Existing TCP/IP implementations can roughly be divided into two categories; those that are adaptations of the Berkeley BSD TCP/IP implementation [18], and those that are written independently from the BSD code. The BSD implementation was originally written for workstation-class machines and was not designed for the limitations of small embedded systems. Because of that, implementations that are derived from the BSD code base are usually suited for larger architectures than our target. An example of a BSD-derived implementation is the InterNiche NicheStack [11], which needs around 50 kilobytes of code space on a 32-bit ARM system.
Many of the independent TCP/IP implementations for embedded processors use a simplified model of the TCP/IP stack which makes several assumptions about the communication environment. The most common assumption is that the embedded system always will communicate with a system such as a PC that runs a full scale, standards compliant TCP/IP implementation. By relying on the standards compliance of the remote host, even an extremely simplified, uncompliant, TCP/IP implementation will be able to communicate. The communication may very well fail, however, once the system is to communicate with another simplified TCP/IP implementation such as another embedded system of the same kind. We will briefly cover a number of such simplifications that are used by existing implementations.
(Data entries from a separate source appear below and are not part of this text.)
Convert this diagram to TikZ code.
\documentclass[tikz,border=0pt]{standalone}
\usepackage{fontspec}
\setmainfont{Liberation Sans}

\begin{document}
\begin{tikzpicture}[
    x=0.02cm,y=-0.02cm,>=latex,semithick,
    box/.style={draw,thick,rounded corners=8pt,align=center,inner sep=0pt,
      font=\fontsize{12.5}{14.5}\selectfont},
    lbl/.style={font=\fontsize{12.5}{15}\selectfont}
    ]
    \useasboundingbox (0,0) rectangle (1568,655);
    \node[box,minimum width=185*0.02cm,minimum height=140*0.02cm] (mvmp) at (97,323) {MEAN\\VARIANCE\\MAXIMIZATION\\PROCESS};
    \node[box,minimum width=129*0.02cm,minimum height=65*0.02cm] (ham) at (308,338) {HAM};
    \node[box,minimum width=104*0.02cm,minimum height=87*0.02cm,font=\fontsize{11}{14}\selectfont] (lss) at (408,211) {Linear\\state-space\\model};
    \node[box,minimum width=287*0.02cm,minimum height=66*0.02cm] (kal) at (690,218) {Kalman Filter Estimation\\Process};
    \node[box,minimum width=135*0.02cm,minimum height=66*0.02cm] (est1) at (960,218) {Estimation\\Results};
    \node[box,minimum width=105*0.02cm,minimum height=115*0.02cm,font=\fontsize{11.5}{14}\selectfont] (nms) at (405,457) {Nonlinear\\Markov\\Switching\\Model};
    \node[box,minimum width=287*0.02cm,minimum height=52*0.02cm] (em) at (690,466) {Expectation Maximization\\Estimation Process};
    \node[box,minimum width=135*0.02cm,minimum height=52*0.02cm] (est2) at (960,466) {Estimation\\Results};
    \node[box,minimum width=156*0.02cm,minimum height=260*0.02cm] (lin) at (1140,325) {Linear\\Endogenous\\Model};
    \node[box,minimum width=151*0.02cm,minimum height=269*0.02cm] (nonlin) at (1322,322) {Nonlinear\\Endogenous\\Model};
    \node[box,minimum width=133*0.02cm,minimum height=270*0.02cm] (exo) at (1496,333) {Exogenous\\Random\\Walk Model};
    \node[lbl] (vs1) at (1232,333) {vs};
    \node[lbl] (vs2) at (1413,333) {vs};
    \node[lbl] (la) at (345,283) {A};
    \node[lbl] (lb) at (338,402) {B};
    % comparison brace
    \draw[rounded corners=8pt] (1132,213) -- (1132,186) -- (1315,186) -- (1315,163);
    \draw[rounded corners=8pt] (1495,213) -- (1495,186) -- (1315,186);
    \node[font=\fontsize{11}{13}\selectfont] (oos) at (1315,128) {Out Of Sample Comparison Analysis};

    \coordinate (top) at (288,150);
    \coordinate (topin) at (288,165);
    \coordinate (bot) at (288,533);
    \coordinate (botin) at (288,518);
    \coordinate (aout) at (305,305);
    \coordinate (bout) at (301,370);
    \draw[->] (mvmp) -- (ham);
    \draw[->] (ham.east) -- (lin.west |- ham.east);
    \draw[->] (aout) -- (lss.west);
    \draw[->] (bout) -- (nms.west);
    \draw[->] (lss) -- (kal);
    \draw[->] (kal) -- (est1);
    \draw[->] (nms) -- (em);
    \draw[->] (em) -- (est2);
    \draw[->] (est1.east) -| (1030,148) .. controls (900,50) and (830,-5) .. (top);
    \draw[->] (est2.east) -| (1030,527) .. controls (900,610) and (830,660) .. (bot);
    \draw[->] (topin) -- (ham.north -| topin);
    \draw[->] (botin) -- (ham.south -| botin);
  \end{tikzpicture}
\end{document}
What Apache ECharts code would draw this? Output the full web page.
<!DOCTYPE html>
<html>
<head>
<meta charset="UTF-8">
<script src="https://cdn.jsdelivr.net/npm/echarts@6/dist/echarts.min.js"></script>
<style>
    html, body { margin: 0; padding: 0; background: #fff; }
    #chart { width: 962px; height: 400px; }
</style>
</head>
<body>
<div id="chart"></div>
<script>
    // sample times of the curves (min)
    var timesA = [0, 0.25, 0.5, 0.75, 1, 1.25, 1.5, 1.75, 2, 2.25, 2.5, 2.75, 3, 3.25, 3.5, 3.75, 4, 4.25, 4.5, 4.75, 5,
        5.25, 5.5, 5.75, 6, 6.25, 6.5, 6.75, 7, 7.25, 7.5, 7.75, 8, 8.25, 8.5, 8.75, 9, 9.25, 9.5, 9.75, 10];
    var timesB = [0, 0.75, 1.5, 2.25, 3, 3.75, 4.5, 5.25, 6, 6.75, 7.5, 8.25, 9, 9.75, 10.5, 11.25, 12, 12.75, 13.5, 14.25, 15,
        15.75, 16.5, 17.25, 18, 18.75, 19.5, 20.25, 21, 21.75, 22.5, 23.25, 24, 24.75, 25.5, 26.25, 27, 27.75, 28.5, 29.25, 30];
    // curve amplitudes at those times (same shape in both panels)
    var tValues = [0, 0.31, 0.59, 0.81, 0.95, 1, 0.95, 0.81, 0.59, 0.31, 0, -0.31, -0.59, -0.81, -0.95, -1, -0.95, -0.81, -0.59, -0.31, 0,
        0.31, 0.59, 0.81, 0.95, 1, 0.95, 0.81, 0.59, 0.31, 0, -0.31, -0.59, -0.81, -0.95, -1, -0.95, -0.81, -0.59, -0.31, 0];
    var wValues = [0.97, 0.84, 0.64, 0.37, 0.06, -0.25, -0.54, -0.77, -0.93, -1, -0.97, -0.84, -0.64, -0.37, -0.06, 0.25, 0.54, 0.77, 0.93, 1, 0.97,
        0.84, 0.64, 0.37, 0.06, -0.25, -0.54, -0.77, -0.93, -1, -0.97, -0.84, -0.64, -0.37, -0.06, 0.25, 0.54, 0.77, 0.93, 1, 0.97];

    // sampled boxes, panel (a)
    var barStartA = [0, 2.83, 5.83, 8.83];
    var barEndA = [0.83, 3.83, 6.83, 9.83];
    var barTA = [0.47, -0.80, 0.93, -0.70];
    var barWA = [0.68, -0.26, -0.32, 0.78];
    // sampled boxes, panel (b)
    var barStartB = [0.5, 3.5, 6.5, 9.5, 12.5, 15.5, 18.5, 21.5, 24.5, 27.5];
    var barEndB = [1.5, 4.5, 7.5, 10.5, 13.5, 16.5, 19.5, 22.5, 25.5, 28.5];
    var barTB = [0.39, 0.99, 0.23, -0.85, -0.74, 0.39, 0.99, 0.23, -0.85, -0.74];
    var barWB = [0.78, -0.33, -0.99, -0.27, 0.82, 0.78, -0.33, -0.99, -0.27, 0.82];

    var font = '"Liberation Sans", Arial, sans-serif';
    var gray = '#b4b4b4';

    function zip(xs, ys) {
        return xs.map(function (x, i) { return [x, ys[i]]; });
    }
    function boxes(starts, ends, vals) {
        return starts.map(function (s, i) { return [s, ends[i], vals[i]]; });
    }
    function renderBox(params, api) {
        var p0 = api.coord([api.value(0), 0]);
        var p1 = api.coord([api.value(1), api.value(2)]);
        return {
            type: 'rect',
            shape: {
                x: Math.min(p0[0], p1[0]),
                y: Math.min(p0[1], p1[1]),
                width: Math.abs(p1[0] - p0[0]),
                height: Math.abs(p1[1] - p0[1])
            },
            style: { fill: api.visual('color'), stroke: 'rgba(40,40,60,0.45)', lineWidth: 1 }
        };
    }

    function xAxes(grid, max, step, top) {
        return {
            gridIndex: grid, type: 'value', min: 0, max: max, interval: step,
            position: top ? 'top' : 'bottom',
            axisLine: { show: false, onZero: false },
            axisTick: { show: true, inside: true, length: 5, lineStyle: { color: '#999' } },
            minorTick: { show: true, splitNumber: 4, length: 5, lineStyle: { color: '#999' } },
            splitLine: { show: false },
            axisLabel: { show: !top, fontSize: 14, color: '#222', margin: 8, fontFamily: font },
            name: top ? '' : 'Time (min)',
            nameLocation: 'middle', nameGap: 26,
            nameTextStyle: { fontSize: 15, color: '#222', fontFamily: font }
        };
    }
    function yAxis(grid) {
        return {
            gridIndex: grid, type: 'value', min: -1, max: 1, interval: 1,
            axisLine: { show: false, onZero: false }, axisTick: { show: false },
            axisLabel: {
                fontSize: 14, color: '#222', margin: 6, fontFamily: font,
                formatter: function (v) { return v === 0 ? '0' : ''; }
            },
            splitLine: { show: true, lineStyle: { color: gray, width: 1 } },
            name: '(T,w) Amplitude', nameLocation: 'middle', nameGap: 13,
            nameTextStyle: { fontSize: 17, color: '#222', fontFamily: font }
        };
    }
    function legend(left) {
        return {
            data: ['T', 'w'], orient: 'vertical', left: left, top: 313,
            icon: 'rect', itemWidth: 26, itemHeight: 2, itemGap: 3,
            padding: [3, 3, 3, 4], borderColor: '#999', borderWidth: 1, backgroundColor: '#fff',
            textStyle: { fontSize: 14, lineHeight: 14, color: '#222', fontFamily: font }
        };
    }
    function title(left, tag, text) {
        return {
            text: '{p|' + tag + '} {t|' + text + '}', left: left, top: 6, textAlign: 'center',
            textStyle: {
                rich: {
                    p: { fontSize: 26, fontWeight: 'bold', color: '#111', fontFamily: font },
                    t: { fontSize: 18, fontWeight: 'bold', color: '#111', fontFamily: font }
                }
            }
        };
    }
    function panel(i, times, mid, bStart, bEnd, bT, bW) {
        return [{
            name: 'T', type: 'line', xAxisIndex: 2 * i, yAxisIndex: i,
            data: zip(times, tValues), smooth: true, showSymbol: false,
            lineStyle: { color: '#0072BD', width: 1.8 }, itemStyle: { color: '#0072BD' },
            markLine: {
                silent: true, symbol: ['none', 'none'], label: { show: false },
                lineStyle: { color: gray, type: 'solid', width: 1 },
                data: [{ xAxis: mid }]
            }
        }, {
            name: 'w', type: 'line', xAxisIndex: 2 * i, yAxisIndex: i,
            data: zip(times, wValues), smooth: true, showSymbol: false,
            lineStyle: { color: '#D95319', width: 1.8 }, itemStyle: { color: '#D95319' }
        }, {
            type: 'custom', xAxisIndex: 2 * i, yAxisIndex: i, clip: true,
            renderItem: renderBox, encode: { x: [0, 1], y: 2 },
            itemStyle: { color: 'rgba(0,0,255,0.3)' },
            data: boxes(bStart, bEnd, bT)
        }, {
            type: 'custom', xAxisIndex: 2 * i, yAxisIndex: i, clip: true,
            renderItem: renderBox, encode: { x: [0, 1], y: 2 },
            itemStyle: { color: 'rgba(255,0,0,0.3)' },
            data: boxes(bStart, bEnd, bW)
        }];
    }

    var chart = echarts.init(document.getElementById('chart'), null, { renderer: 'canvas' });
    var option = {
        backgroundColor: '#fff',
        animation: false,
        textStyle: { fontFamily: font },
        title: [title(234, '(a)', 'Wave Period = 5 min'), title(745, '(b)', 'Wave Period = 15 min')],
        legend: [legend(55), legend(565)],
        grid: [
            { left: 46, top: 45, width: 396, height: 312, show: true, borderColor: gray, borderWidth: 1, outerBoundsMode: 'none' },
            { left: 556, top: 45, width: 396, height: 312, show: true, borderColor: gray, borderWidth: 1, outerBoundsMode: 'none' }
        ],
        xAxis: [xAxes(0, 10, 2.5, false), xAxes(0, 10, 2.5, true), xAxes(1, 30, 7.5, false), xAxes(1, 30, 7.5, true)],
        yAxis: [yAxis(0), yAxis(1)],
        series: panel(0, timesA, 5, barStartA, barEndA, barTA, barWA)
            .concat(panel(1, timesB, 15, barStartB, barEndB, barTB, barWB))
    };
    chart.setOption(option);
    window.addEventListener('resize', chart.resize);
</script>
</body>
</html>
One usual simplification is to tailor the TCP/IP stack for a specific application such as a web server. By doing this, only the parts of the TCP/IP protocols that are required by the application need to be implemented. For instance, a web server application does not need support for urgent data and does not need to actively open TCP connections to other hosts. By removing those mechanisms from the implementation, the complexity is reduced.
The smallest TCP/IP implementations in terms of RAM and code space requirements are heavily specialized for serving web pages and use an approach where the web server does not hold any connection state at all. For example, the iPic match-head sized server [26] and Jeremy Bentham's PICmicro stack [1] require only a few tens of bytes of RAM to serve simple web pages. In such an implementation, retransmissions cannot be made by the TCP module in the embedded system because nothing is known about the active connections. In order to achieve reliable transfers, the system has to rely on the remote host to perform retransmissions. It is possible to run a very simple web server with such an implementation, but there are serious limitations such as not being able to serve web pages that are larger than the size of a single TCP segment, which typically is about one kilobyte.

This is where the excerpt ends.